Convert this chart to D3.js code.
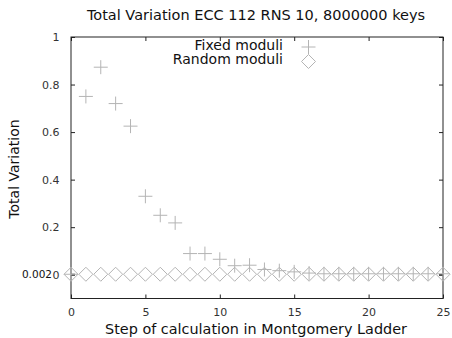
<!DOCTYPE html>
<html>
<head>
<meta charset="utf-8">
<script src="https://cdn.jsdelivr.net/npm/d3@7"></script>
<style>
  html, body { margin: 0; padding: 0; background: #fff; }
  svg { display: block; font-family: "DejaVu Sans", sans-serif; }
</style>
</head>
<body>
<svg id="chart" width="452" height="338"></svg>
<script>
// Step index in the Montgomery ladder
const steps = d3.range(0, 26);
// Total variation, fixed moduli
const fixedModuli = [0.002, 0.75, 0.873, 0.72, 0.625, 0.33, 0.25, 0.218, 0.089, 0.089,
  0.065, 0.038, 0.04, 0.022, 0.017, 0.012, 0.007, 0.004, 0.004, 0.004,
  0.004, 0.004, 0.004, 0.004, 0.004, 0.004];
// Total variation, random moduli
const randomModuli = steps.map(() => 0.002);
const xTicks = [0, 5, 10, 15, 20, 25];
const yTicks = [0, 0.2, 0.4, 0.6, 0.8, 1];
const extraYTick = 0.002;
const seriesNames = ["Fixed moduli", "Random moduli"];

const svg = d3.select("#chart");
const plotLeft = 71, plotRight = 443, plotTop = 37, plotBottom = 298.5;

const x = d3.scaleLinear().domain([0, 25]).range([plotLeft, plotRight]);
const y = d3.scaleLinear().domain([-0.1, 1]).range([plotBottom, plotTop]);

const markColor = "#b4b4b4";
const axisColor = "#222";

// Title and axis labels
svg.append("text").attr("x", 256).attr("y", 20).attr("text-anchor", "middle")
  .attr("font-size", 14.5).attr("fill", "#111")
  .text("Total Variation ECC 112 RNS 10, 8000000 keys");
svg.append("text").attr("x", 256).attr("y", 334).attr("text-anchor", "middle")
  .attr("font-size", 14.4).attr("fill", "#111")
  .text("Step of calculation in Montgomery Ladder");
svg.append("text").attr("transform", "translate(19,169) rotate(-90)")
  .attr("text-anchor", "middle").attr("font-size", 14).attr("fill", "#111")
  .text("Total Variation");

// Axes: bottom/left with labels, top/right mirrored ticks
const g = svg.append("g");
const tickLen = 4;
g.append("g").attr("transform", `translate(0,${plotBottom})`)
  .call(d3.axisBottom(x).tickValues(xTicks).tickSize(-tickLen).tickPadding(10).tickFormat(d3.format("d")));
g.append("g").attr("transform", `translate(0,${plotTop})`)
  .call(d3.axisTop(x).tickValues(xTicks).tickSize(-tickLen).tickFormat(""));
g.append("g").attr("transform", `translate(${plotLeft},0)`)
  .call(d3.axisLeft(y).tickValues(yTicks).tickSize(-tickLen).tickPadding(11.5).tickFormat(d3.format("~g")));
g.append("g").attr("transform", `translate(${plotRight},0)`)
  .call(d3.axisRight(y).tickValues(yTicks.concat([extraYTick])).tickSize(-tickLen).tickFormat(""));
g.selectAll(".domain").remove();
g.selectAll(".tick line").attr("stroke", axisColor);
g.selectAll(".tick text").attr("font-size", 11).attr("fill", "#333")
  .attr("font-family", "DejaVu Sans, sans-serif");

// Extra tick for the random-moduli level
svg.append("line").attr("x1", plotLeft).attr("x2", plotLeft + tickLen)
  .attr("y1", y(extraYTick)).attr("y2", y(extraYTick)).attr("stroke", axisColor);
svg.append("text").attr("x", 52).attr("y", y(extraYTick)).attr("dy", "0.35em")
  .attr("text-anchor", "end").attr("font-size", 10.5).attr("fill", "#111")
  .text(d3.format(".3f")(extraYTick));

// Frame
svg.append("rect").attr("x", plotLeft).attr("y", plotTop)
  .attr("width", plotRight - plotLeft).attr("height", plotBottom - plotTop)
  .attr("fill", "none").attr("stroke", axisColor).attr("stroke-width", 1);

const plusPath = s => `M${-s},0H${s}M0,${-s}V${s}`;
const diamondPath = s => `M0,${-s}L${s},0L0,${s}L${-s},0Z`;

// Random moduli: diamonds
svg.append("g").selectAll("path").data(steps).join("path")
  .attr("transform", d => `translate(${x(d)},${y(randomModuli[d])})`)
  .attr("d", diamondPath(7)).attr("fill", "none")
  .attr("stroke", markColor).attr("stroke-width", 1);

// Fixed moduli: plus marks
svg.append("g").selectAll("path").data(steps).join("path")
  .attr("transform", d => `translate(${x(d)},${y(fixedModuli[d])})`)
  .attr("d", plusPath(7)).attr("fill", "none")
  .attr("stroke", markColor).attr("stroke-width", 1);

// Legend
const legend = svg.append("g");
seriesNames.forEach((name, i) => {
  const ly = 47 + i * 14.5;
  legend.append("text").attr("x", 283).attr("y", ly).attr("dy", "0.2em")
    .attr("text-anchor", "end").attr("font-size", 14).attr("fill", "#111").text(name);
  legend.append("path").attr("transform", `translate(308.5,${ly})`)
    .attr("d", i === 0 ? plusPath(7) : diamondPath(7))
    .attr("fill", "none").attr("stroke", markColor);
});
</script>
</body>
</html>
◆ ◆ ◆
[STATED PROBLEM]
Repeat the material verbatim. Do not carry over any picture.

[EXERCISE RESPONSE]
Convert this chart to D3.js code.
<!DOCTYPE html>
<html>
<head>
<meta charset="utf-8">
<script src="https://cdn.jsdelivr.net/npm/d3@7"></script>
<style>
  html, body { margin: 0; padding: 0; background: #fff; }
  svg { display: block; font-family: "DejaVu Sans", sans-serif; }
</style>
</head>
<body>
<svg id="chart" width="452" height="338"></svg>
<script>
// Step index in the Montgomery ladder
const steps = d3.range(0, 26);
// Total variation, fixed moduli
const fixedModuli = [0.002, 0.75, 0.873, 0.72, 0.625, 0.33, 0.25, 0.218, 0.089, 0.089,
  0.065, 0.038, 0.04, 0.022, 0.017, 0.012, 0.007, 0.004, 0.004, 0.004,
  0.004, 0.004, 0.004, 0.004, 0.004, 0.004];
// Total variation, random moduli
const randomModuli = steps.map(() => 0.002);
const xTicks = [0, 5, 10, 15, 20, 25];
const yTicks = [0, 0.2, 0.4, 0.6, 0.8, 1];
const extraYTick = 0.002;
const seriesNames = ["Fixed moduli", "Random moduli"];

const svg = d3.select("#chart");
const plotLeft = 71, plotRight = 443, plotTop = 37, plotBottom = 298.5;

const x = d3.scaleLinear().domain([0, 25]).range([plotLeft, plotRight]);
const y = d3.scaleLinear().domain([-0.1, 1]).range([plotBottom, plotTop]);

const markColor = "#b4b4b4";
const axisColor = "#222";

// Title and axis labels
svg.append("text").attr("x", 256).attr("y", 20).attr("text-anchor", "middle")
  .attr("font-size", 14.5).attr("fill", "#111")
  .text("Total Variation ECC 112 RNS 10, 8000000 keys");
svg.append("text").attr("x", 256).attr("y", 334).attr("text-anchor", "middle")
  .attr("font-size", 14.4).attr("fill", "#111")
  .text("Step of calculation in Montgomery Ladder");
svg.append("text").attr("transform", "translate(19,169) rotate(-90)")
  .attr("text-anchor", "middle").attr("font-size", 14).attr("fill", "#111")
  .text("Total Variation");

// Axes: bottom/left with labels, top/right mirrored ticks
const g = svg.append("g");
const tickLen = 4;
g.append("g").attr("transform", `translate(0,${plotBottom})`)
  .call(d3.axisBottom(x).tickValues(xTicks).tickSize(-tickLen).tickPadding(10).tickFormat(d3.format("d")));
g.append("g").attr("transform", `translate(0,${plotTop})`)
  .call(d3.axisTop(x).tickValues(xTicks).tickSize(-tickLen).tickFormat(""));
g.append("g").attr("transform", `translate(${plotLeft},0)`)
  .call(d3.axisLeft(y).tickValues(yTicks).tickSize(-tickLen).tickPadding(11.5).tickFormat(d3.format("~g")));
g.append("g").attr("transform", `translate(${plotRight},0)`)
  .call(d3.axisRight(y).tickValues(yTicks.concat([extraYTick])).tickSize(-tickLen).tickFormat(""));
g.selectAll(".domain").remove();
g.selectAll(".tick line").attr("stroke", axisColor);
g.selectAll(".tick text").attr("font-size", 11).attr("fill", "#333")
  .attr("font-family", "DejaVu Sans, sans-serif");

// Extra tick for the random-moduli level
svg.append("line").attr("x1", plotLeft).attr("x2", plotLeft + tickLen)
  .attr("y1", y(extraYTick)).attr("y2", y(extraYTick)).attr("stroke", axisColor);
svg.append("text").attr("x", 52).attr("y", y(extraYTick)).attr("dy", "0.35em")
  .attr("text-anchor", "end").attr("font-size", 10.5).attr("fill", "#111")
  .text(d3.format(".3f")(extraYTick));

// Frame
svg.append("rect").attr("x", plotLeft).attr("y", plotTop)
  .attr("width", plotRight - plotLeft).attr("height", plotBottom - plotTop)
  .attr("fill", "none").attr("stroke", axisColor).attr("stroke-width", 1);

const plusPath = s => `M${-s},0H${s}M0,${-s}V${s}`;
const diamondPath = s => `M0,${-s}L${s},0L0,${s}L${-s},0Z`;

// Random moduli: diamonds
svg.append("g").selectAll("path").data(steps).join("path")
  .attr("transform", d => `translate(${x(d)},${y(randomModuli[d])})`)
  .attr("d", diamondPath(7)).attr("fill", "none")
  .attr("stroke", markColor).attr("stroke-width", 1);

// Fixed moduli: plus marks
svg.append("g").selectAll("path").data(steps).join("path")
  .attr("transform", d => `translate(${x(d)},${y(fixedModuli[d])})`)
  .attr("d", plusPath(7)).attr("fill", "none")
  .attr("stroke", markColor).attr("stroke-width", 1);

// Legend
const legend = svg.append("g");
seriesNames.forEach((name, i) => {
  const ly = 47 + i * 14.5;
  legend.append("text").attr("x", 283).attr("y", ly).attr("dy", "0.2em")
    .attr("text-anchor", "end").attr("font-size", 14).attr("fill", "#111").text(name);
  legend.append("path").attr("transform", `translate(308.5,${ly})`)
    .attr("d", i === 0 ? plusPath(7) : diamondPath(7))
    .attr("fill", "none").attr("stroke", markColor);
});
</script>
</body>
</html>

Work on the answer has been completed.